Heather Cottin / Iraq Veterans Against the War – 2004-08-19 23:27:38
Mike Hoffman saw too much. He was a lance corporal in a Marine Corps artillery battery during the March 2003 invasion of Iraq. Now he’s a veteran and a committed opponent of the US war and occupation of Iraq.
Hoffman and nine other Iraq war vets recently founded Iraq Veterans Against the War. The group, in the words of its mission statement, is “committed to saving lives and ending the violence in Iraq by an immediate withdrawal of all occupying forces.”
“We started the group at the Boston convention of Veterans for Peace right before the Democratic National Convention,” Hoffman told Workers World. “We got a lot of encouragement from Vietnam Veterans Against the War, and we knew we were going to be a place for people who served in Iraq and Afghanistan and thought they were alone.
“I talked to VVAW because we thought they had a big effect on the anti-war protests during their day. The Vets for Peace has grown a lot over the past year. They have gotten a lot more active recently because they are really worked up over what is going on in Iraq.”
“So now we have this web site [IVAW.net], and we are getting more contacts all the time, including soldiers who are still in Iraq. And we get referrals from Military Families Speak Out. It’s a grassroots response, and it is growing quickly.”
The web site features a tally of the Iraqi war dead, which it puts at 11,000 to 13,000, and a running report on the latest deadly encounters between occupying troops and Iraqis. IVAW is particularly concerned with Iraqi civilians who are the victims of the war.
One of IVAW’s founders, Kelly Dougherty, served in Iraq as an MP with a National Guard Unit. “I didn’t feel like I was a liberator,” she said. “I felt like I was an oppressor. We burned a flatbed filled with produce in front of Iraqi people who were starving.”
IVAW co-founder Jimmy Massey noted: “Marines are dehumanized from boot camp, desensitized to the killing. … Once you train a person with a warrior mentality… you desensitize them to death, violence and destruction.”
Massey walked away from it. He told his sergeant major, “I don’t want your money anymore. I don’t want your benefits. [We] killed some civilians… and I’m gonna tell the truth.”
‘We Don’t Hear About Them’
“Talk to anyone who’s been to Iraq and they’ve all got these problems, both physical and mental,”Hoffman said. “A good friend of mine came home with stomach problems, but the Veterans Administration isn’t admitting that they are war-related, and he’s been given the run- around.

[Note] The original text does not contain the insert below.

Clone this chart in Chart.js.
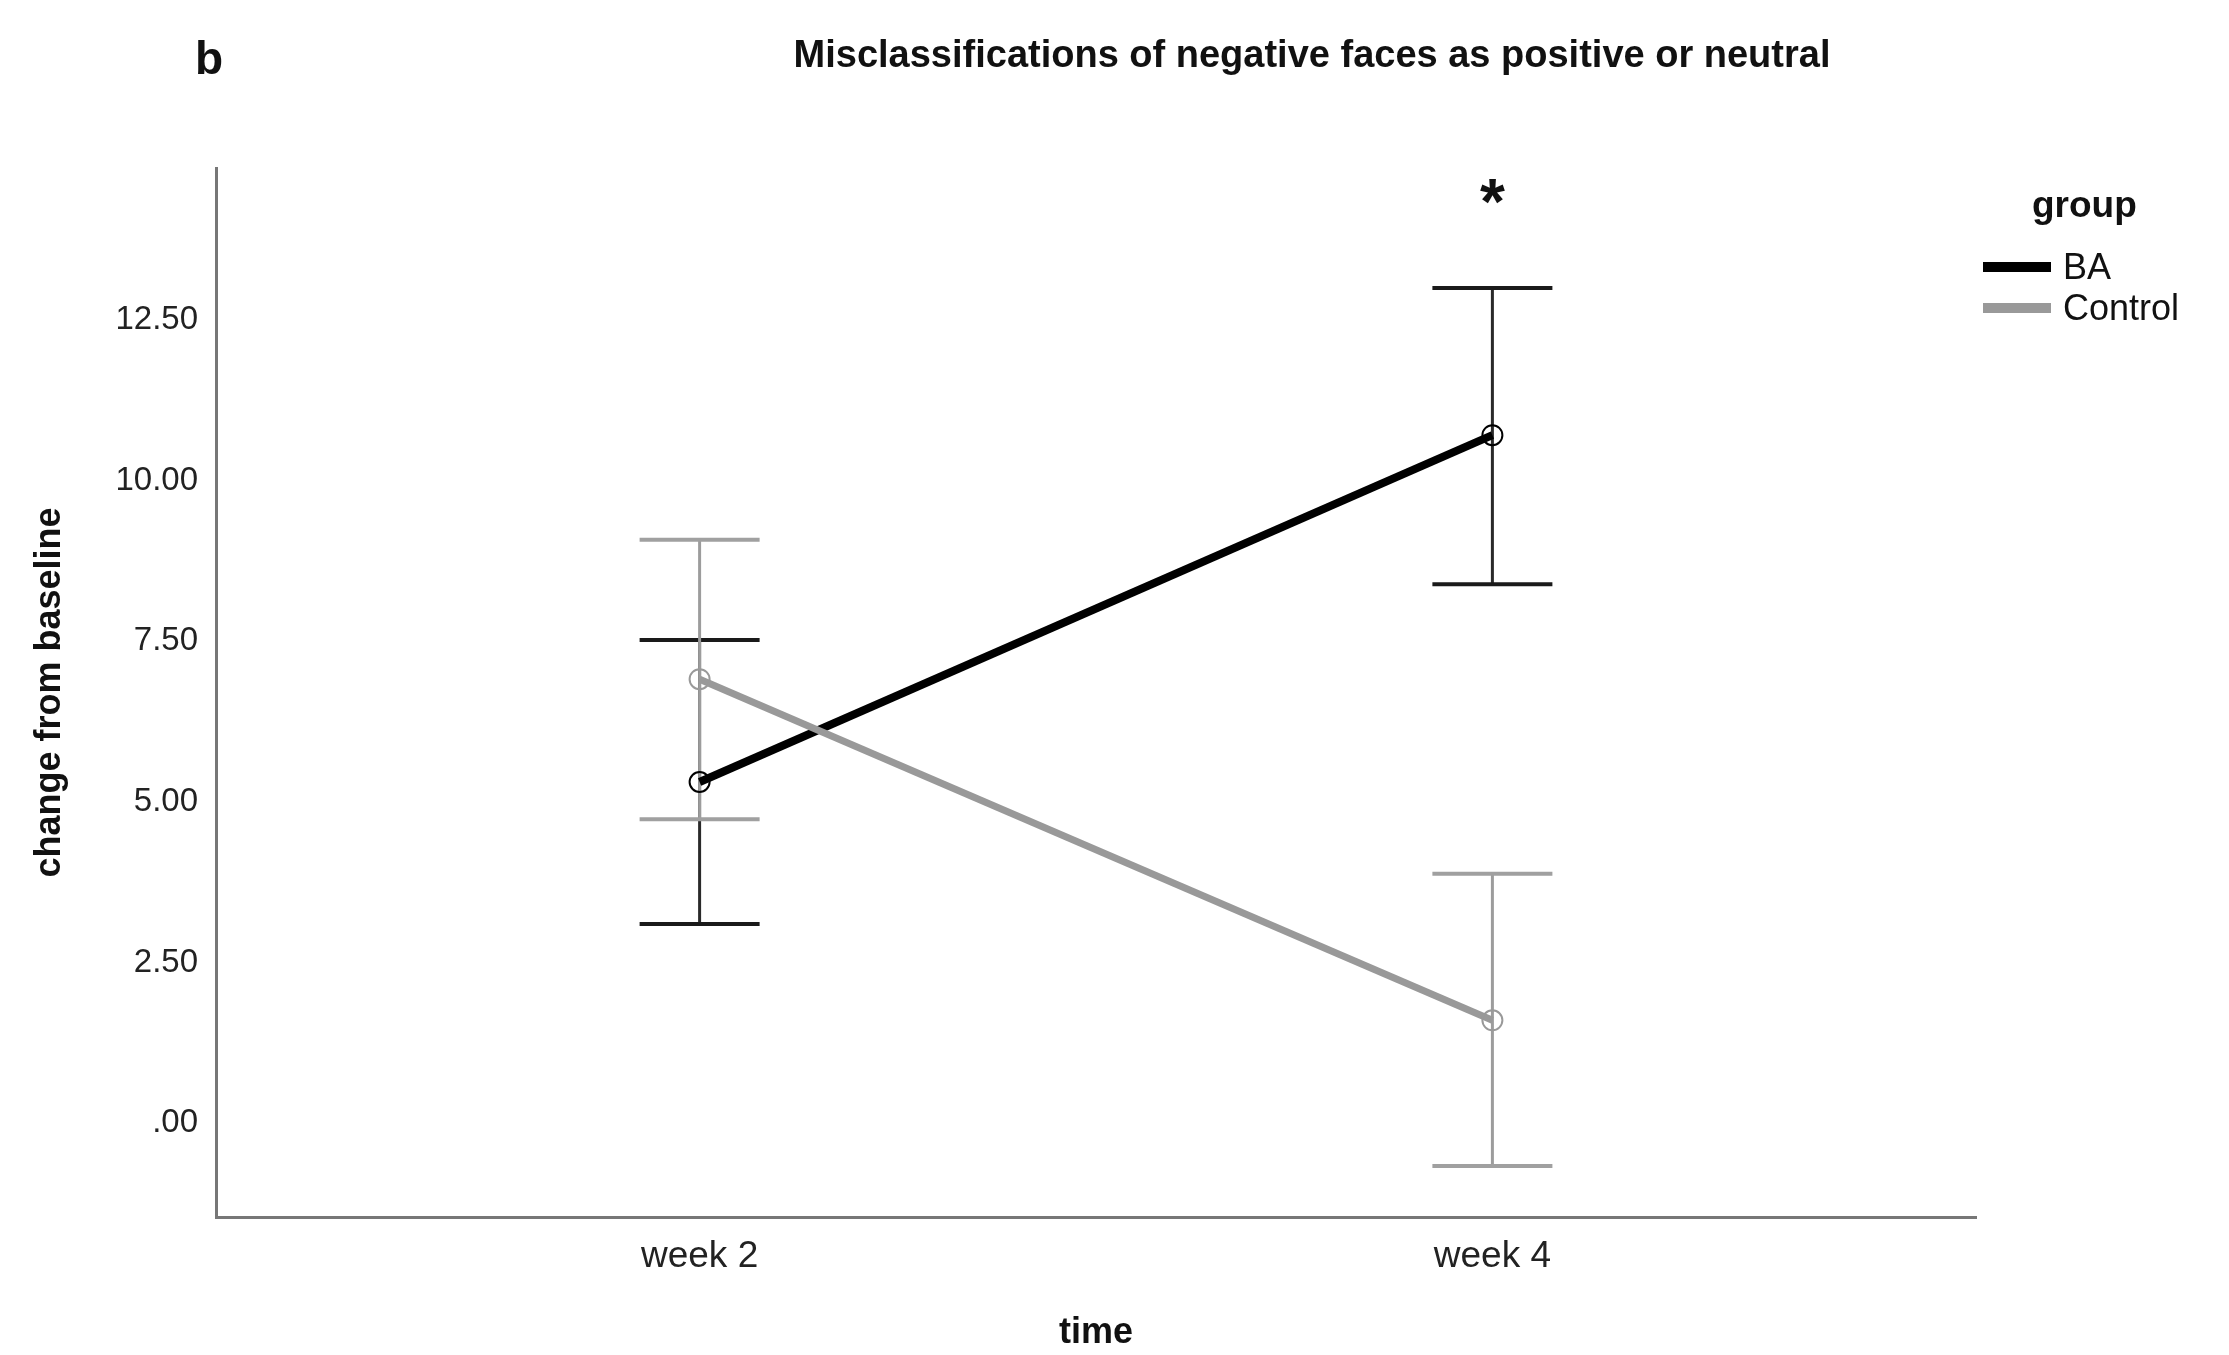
<!DOCTYPE html>
<html>
<head>
<meta charset="utf-8">
<script src="https://cdn.jsdelivr.net/npm/chart.js@4.4.1/dist/chart.umd.min.js"></script>
<style>
  body { margin: 0; background: #fff; }
  #wrap { width: 2229px; height: 1355px; }
</style>
</head>
<body>
<div id="wrap"><canvas id="chart" width="2229" height="1355"></canvas></div>
<script>
// start: Data
const categories = ["week 2", "week 4"];
const groupNames = ["BA", "Control"];
const baMean = [5.31, 10.71];
const baLower = [3.10, 8.39];
const baUpper = [7.52, 13.00];
const controlMean = [6.91, 1.60];
const controlLower = [4.73, -0.67];
const controlUpper = [9.08, 3.88];
const yTickValues = [0, 2.5, 5, 7.5, 10, 12.5];
const yTickLabels = [".00", "2.50", "5.00", "7.50", "10.00", "12.50"];
const significant = [false, true];
const starLevel = 14.0;
// end: Data

const FONT = "'Liberation Sans', Arial, Helvetica, sans-serif";
const BA_COLOR = "#000000";
const CONTROL_COLOR = "#999999";

function toPoints(values) {
  return values.map(function (v, i) {
    return { x: i + 1, y: v };
  });
}

// start: Error bars, annotations, legend
const extras = {
  id: "extras",
  beforeDatasetsDraw: function (chart) {
    const ctx = chart.ctx;
    const xs = chart.scales.x;
    const ys = chart.scales.y;
    const capHalf = 60;
    chart.data.datasets.forEach(function (ds) {
      ctx.save();
      ds.lower.forEach(function (lo, i) {
        const px = xs.getPixelForValue(i + 1);
        const top = ys.getPixelForValue(ds.upper[i]);
        const bot = ys.getPixelForValue(lo);
        ctx.strokeStyle = ds.errorStem;
        ctx.lineWidth = ds.stemWidth;
        ctx.beginPath();
        ctx.moveTo(px, top);
        ctx.lineTo(px, bot);
        ctx.stroke();
        ctx.strokeStyle = ds.errorCap;
        ctx.lineWidth = ds.capWidth;
        ctx.beginPath();
        ctx.moveTo(px - capHalf, top);
        ctx.lineTo(px + capHalf, top);
        ctx.moveTo(px - capHalf, bot);
        ctx.lineTo(px + capHalf, bot);
        ctx.stroke();
      });
      ctx.restore();
    });
  },
  afterDraw: function (chart) {
    const ctx = chart.ctx;
    const xs = chart.scales.x;
    const ys = chart.scales.y;
    ctx.save();
    ctx.fillStyle = "#111";

    // panel letter and title
    ctx.textBaseline = "alphabetic";
    ctx.textAlign = "left";
    ctx.font = "bold 46px " + FONT;
    ctx.fillText("b", 195, 74);
    ctx.textAlign = "center";
    ctx.font = "bold 38px " + FONT;
    ctx.fillText("Misclassifications of negative faces as positive or neutral", 1312, 67);

    // significance star
    ctx.font = "bold 64px " + FONT;
    significant.forEach(function (s, i) {
      if (s) ctx.fillText("*", xs.getPixelForValue(i + 1), ys.getPixelForValue(starLevel));
    });

    // legend
    ctx.textAlign = "left";
    ctx.font = "bold 37px " + FONT;
    ctx.fillText("group", 2032, 217);
    ctx.font = "36px " + FONT;
    chart.data.datasets.forEach(function (ds, i) {
      const ly = 267 + i * 41;
      ctx.strokeStyle = ds.borderColor;
      ctx.lineWidth = 10;
      ctx.beginPath();
      ctx.moveTo(1983, ly);
      ctx.lineTo(2051, ly);
      ctx.stroke();
      ctx.fillText(ds.label, 2063, ly + 12);
    });
    ctx.restore();
  },
};
// end: Error bars, annotations, legend

// start: Chart
new Chart(document.getElementById("chart"), {
  type: "line",
  data: {
    datasets: [
      {
        label: groupNames[0],
        data: toPoints(baMean),
        lower: baLower,
        upper: baUpper,
        borderColor: BA_COLOR,
        borderWidth: 8,
        pointRadius: 10,
        pointBorderWidth: 2,
        pointBorderColor: BA_COLOR,
        pointBackgroundColor: "rgba(0,0,0,0)",
        errorStem: "#2a2a2a",
        errorCap: "#1a1a1a",
        stemWidth: 3,
        capWidth: 4,
        order: 2,
      },
      {
        label: groupNames[1],
        data: toPoints(controlMean),
        lower: controlLower,
        upper: controlUpper,
        borderColor: CONTROL_COLOR,
        borderWidth: 7,
        pointRadius: 10,
        pointBorderWidth: 2,
        pointBorderColor: CONTROL_COLOR,
        pointBackgroundColor: "rgba(0,0,0,0)",
        errorStem: "#9c9c9c",
        errorCap: "#a0a0a0",
        stemWidth: 3,
        capWidth: 4,
        order: 1,
      },
    ],
  },
  options: {
    responsive: false,
    animation: false,
    layout: {
      padding: { left: 0, top: 168, right: 253, bottom: 0 },
    },
    plugins: {
      legend: { display: false },
      tooltip: { enabled: false },
    },
    scales: {
      x: {
        type: "linear",
        min: 0.39,
        max: 2.61,
        afterBuildTicks: function (scale) {
          scale.ticks = categories.map(function (c, i) {
            return { value: i + 1 };
          });
        },
        afterFit: function (scale) {
          scale.height = 138;
        },
        grid: { display: false, drawTicks: false },
        border: { color: "#777", width: 3 },
        ticks: {
          padding: 18,
          color: "#222",
          font: { family: FONT, size: 37 },
          callback: function (v) {
            return categories[Math.round(v) - 1];
          },
        },
        title: {
          display: true,
          text: "time",
          color: "#111",
          font: { family: FONT, size: 36, weight: "bold" },
          padding: { top: 0, bottom: 0 },
        },
      },
      y: {
        type: "linear",
        min: -1.463,
        max: 14.87,
        afterBuildTicks: function (scale) {
          scale.ticks = yTickValues.map(function (v) {
            return { value: v };
          });
        },
        afterFit: function (scale) {
          scale.width = 216;
        },
        grid: { display: false, drawTicks: false },
        border: { color: "#777", width: 3 },
        ticks: {
          padding: 18,
          color: "#222",
          font: { family: FONT, size: 33 },
          callback: function (v) {
            return yTickLabels[yTickValues.indexOf(v)];
          },
        },
        title: {
          display: true,
          text: "change from baseline",
          color: "#111",
          font: { family: FONT, size: 36, weight: "bold" },
          padding: { top: 28, bottom: 0 },
        },
      },
    },
  },
  plugins: [extras],
});
// end: Chart
</script>
</body>
</html>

“More soldiers have been injured than killed, but we don’t hear about them. We don’t know if people are dying when they are med-evacuated from Iraq, and we don’t know whether that is counted toward the total U.S. war dead.”
A Russian military expert says that the actual number of U.S. war dead is twice what the U.S. government is reporting.

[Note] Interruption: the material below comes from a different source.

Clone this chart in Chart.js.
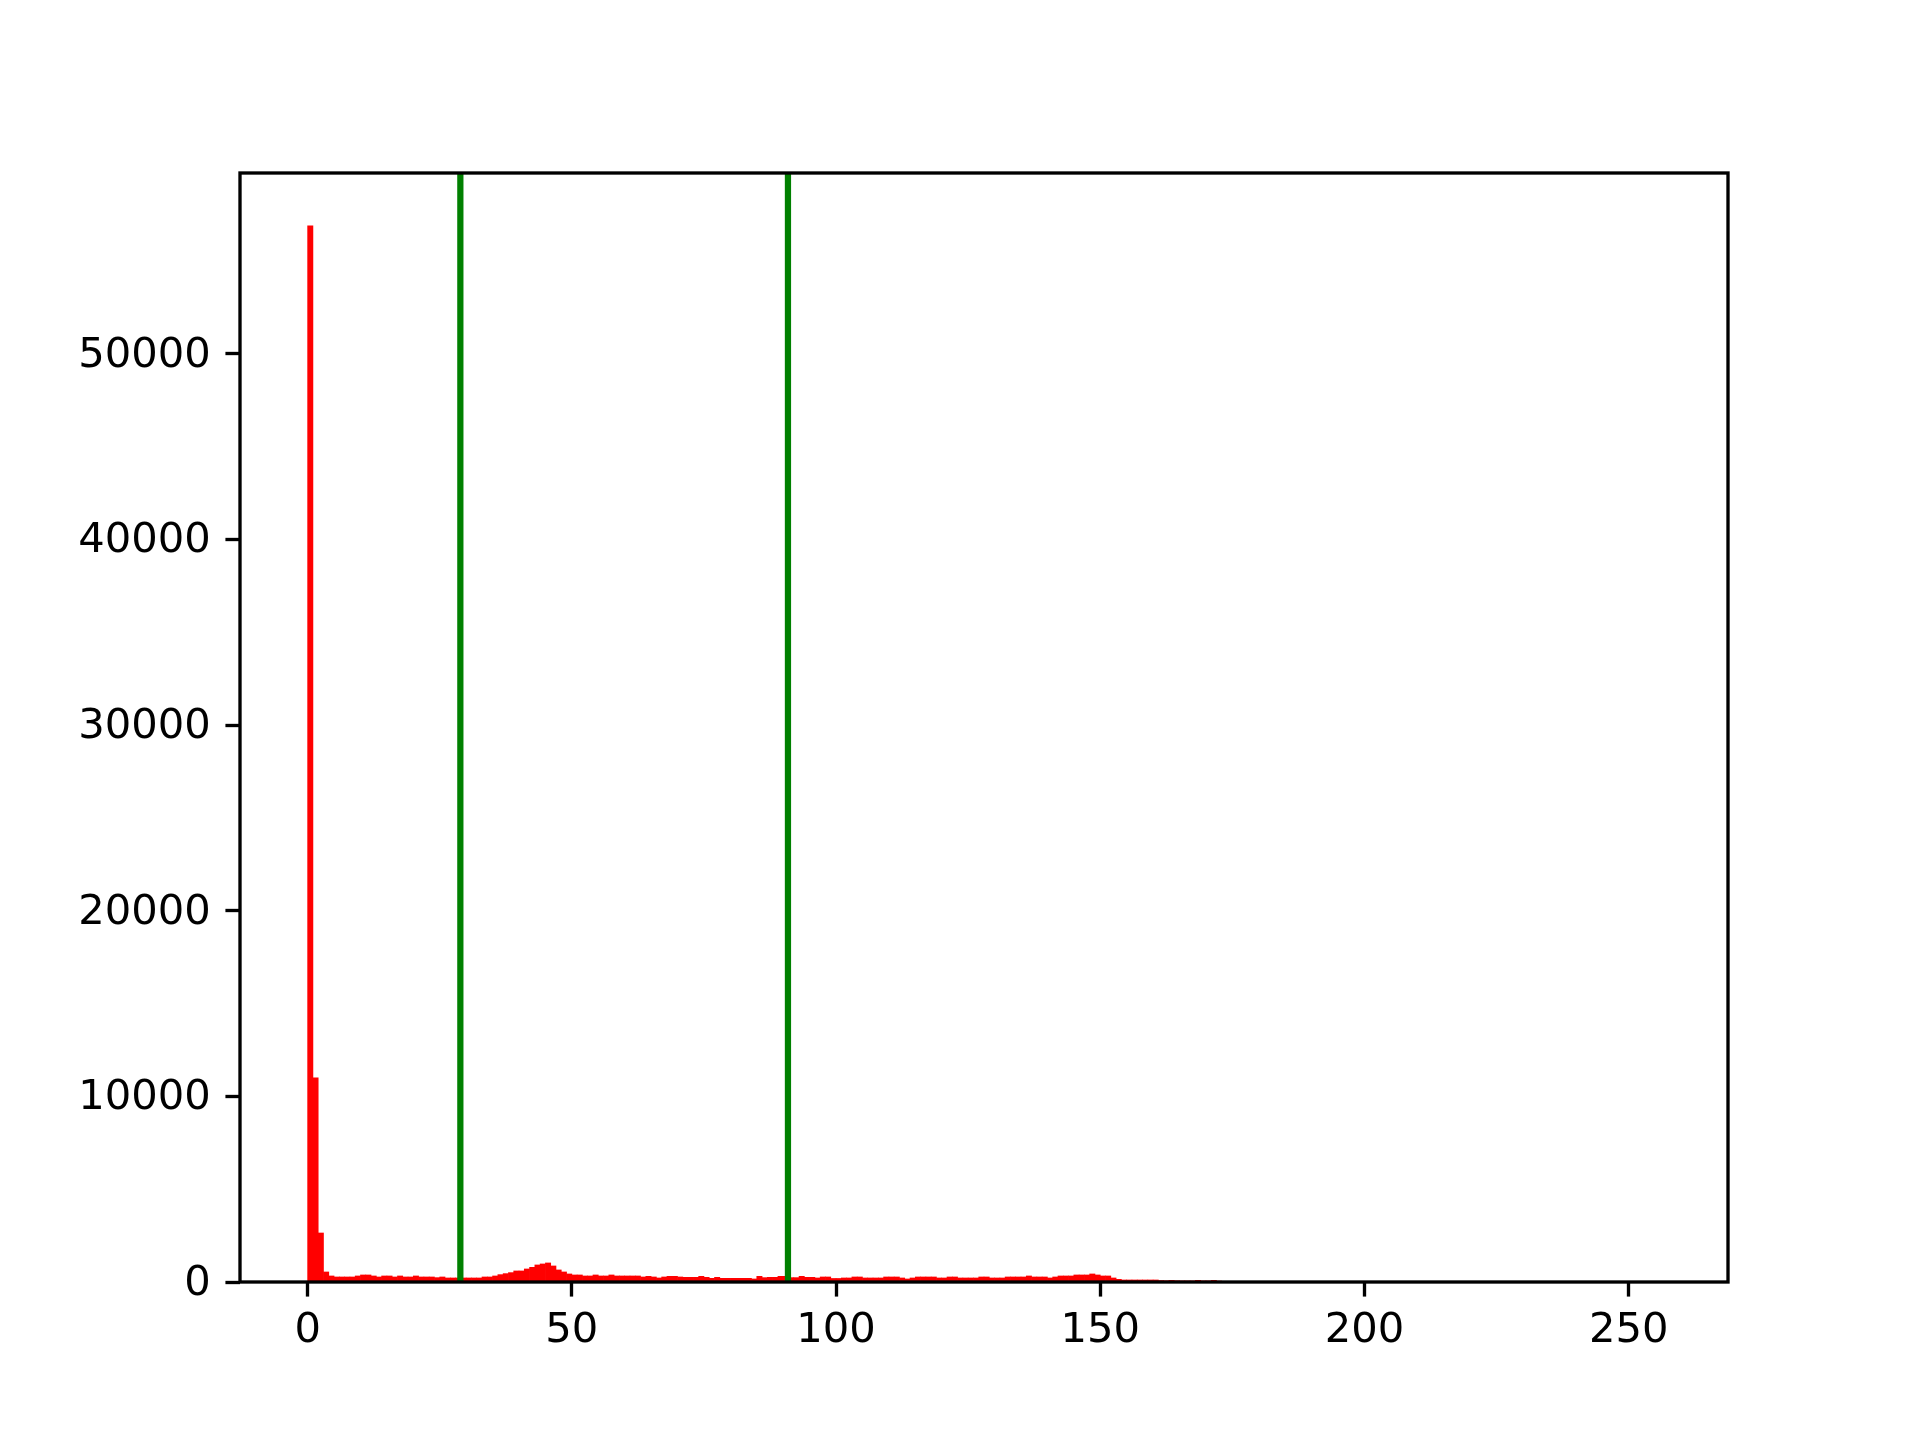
<!DOCTYPE html>
<html>
<head>
<meta charset="utf-8">
<script src="https://cdn.jsdelivr.net/npm/chart.js@4/dist/chart.umd.min.js"></script>
<style>
  body { margin: 0; background: #fff; }
  canvas { display: block; }
</style>
</head>
<body>
<canvas id="grafico" width="1920" height="1440"></canvas>
<script>
// histogram counts, one per bin [i, i+1), 256 bins
const counts = [
  56900, 11000, 2640, 540, 325, 271, 271, 271, 271, 325,
  379, 379, 325, 271, 325, 325, 271, 325, 271, 271,
  325, 271, 271, 271, 235, 271, 217, 217, 217, 217,
  217, 217, 217, 271, 271, 325, 397, 451, 505, 595,
  595, 702, 792, 918, 972, 1026, 864, 649, 541, 433,
  379, 379, 325, 325, 379, 325, 325, 379, 325, 325,
  325, 325, 325, 271, 307, 271, 217, 271, 307, 307,
  271, 253, 253, 253, 307, 253, 199, 253, 199, 199,
  199, 199, 199, 199, 163, 307, 235, 253, 253, 307,
  307, 235, 235, 307, 253, 253, 217, 271, 271, 190,
  190, 217, 217, 271, 271, 217, 217, 217, 217, 271,
  271, 271, 217, 163, 217, 271, 271, 271, 271, 217,
  217, 271, 271, 217, 217, 217, 217, 271, 271, 217,
  217, 217, 271, 271, 271, 271, 325, 271, 271, 271,
  217, 271, 325, 325, 325, 379, 379, 379, 433, 379,
  325, 325, 217, 145, 109, 109, 109, 109, 109, 109,
  109, 80, 70, 90, 70, 60, 60, 60, 90, 60,
  60, 90, 50, 20, 20, 20, 20, 20, 20, 20,
  20, 10, 10, 5, 5, 5, 5, 5, 5, 5,
  0, 0, 0, 0, 0, 0, 0, 0, 0, 0,
  0, 0, 0, 0, 0, 0, 0, 0, 0, 0,
  0, 0, 0, 0, 0, 0, 0, 0, 0, 0,
  0, 0, 0, 0, 0, 0, 0, 0, 0, 0,
  0, 0, 0, 0, 0, 0, 0, 0, 0, 0,
  0, 0, 0, 0, 0, 0, 0, 0, 0, 0,
  0, 0, 0, 0, 0, 0
];
const limiares = [28.9, 90.9];          // green vertical lines
const xTicks = [0, 50, 100, 150, 200, 250];
const yTicks = [0, 10000, 20000, 30000, 40000, 50000];
const xMin = -12.8, xMax = 268.8;
const yMax = 59745;

const pts = 300 / 72;                  // matplotlib points -> px at 300 dpi
const fonte = { family: 'DejaVu Sans', size: 10 * pts };

const barras = counts.map((v, i) => ({ x: i + 0.5, y: v }));
const linhas = limiares.map(t => ({
  type: 'line',
  data: [{ x: t, y: 0 }, { x: t, y: yMax }],
  borderColor: '#008000',
  borderWidth: 1.5 * pts,
  pointRadius: 0,
  order: 0
}));

const moldura = {
  id: 'moldura',
  afterDraw(chart) {
    const { ctx, chartArea: a } = chart;
    ctx.save();
    ctx.strokeStyle = '#000';
    ctx.lineWidth = 0.8 * pts;
    ctx.strokeRect(a.left, a.top, a.right - a.left, a.bottom - a.top);
    ctx.restore();
  }
};

const eixo = (ticks, pad, desloc) => ({
  offset: false,
  grid: { display: true, offset: false, drawOnChartArea: false, drawTicks: true, tickLength: 3.5 * pts, tickColor: '#000', tickWidth: 0.8 * pts },
  border: { display: false },
  ticks: { color: '#000', font: fonte, padding: pad, labelOffset: desloc, maxRotation: 0, autoSkip: false, callback: v => String(v) },
  afterBuildTicks: s => { s.ticks = ticks.map(v => ({ value: v })); }
});

new Chart(document.getElementById('grafico'), {
  type: 'bar',
  data: {
    datasets: [
      ...linhas,
      { type: 'bar', data: barras, backgroundColor: '#ff0000', borderWidth: 0, barPercentage: 1, categoryPercentage: 1, order: 1 }
    ]
  },
  options: {
    responsive: false,
    animation: false,
    devicePixelRatio: 1,
    layout: { padding: { top: 173, right: 192, left: 0, bottom: 0 } },
    plugins: { legend: { display: false }, tooltip: { enabled: false } },
    scales: {
      x: { type: 'linear', min: xMin, max: xMax, ...eixo(xTicks, 3.5 * pts - 5, 0), afterFit: s => { s.height = 158; } },
      y: { type: 'linear', min: 0, max: yMax, ...eixo(yTicks, 3.5 * pts, 2), afterFit: s => { s.width = 240; } }
    }
  },
  plugins: [moldura]
});
</script>
</body>
</html>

“The other crisis is economic. About 40 percent of the people in my unit were married with families, and lots of them came home to no jobs. They sent their pay home, to help their families, so they had no built-up funds to see them through. They are in a real financial crisis.
“That is why we say in our mission statement: ‘[T]he governments that sponsored these wars are indebted to the men and women that were forced to fight them and must give their Soldiers, Marines, Sailors, and Airmen the benefits that are owed to them upon their return home.'”
But few benefits are forthcoming. The economy is in the dumps, and many veterans return to face poor job prospects, or worse. Many are mentally or physically scarred by the war, unable to function normally. And they are angry.
“We’ve got to bring our troops home,” said Hoffman. “We’ve got to speak for them and tell their stories, so the public really knows what’s going on.”
Hoffman and others from IVAW are doing just that. They plan to testify about military resistance to the war at the Iraq War Crimes Tribunal on Aug. 26 in New York City.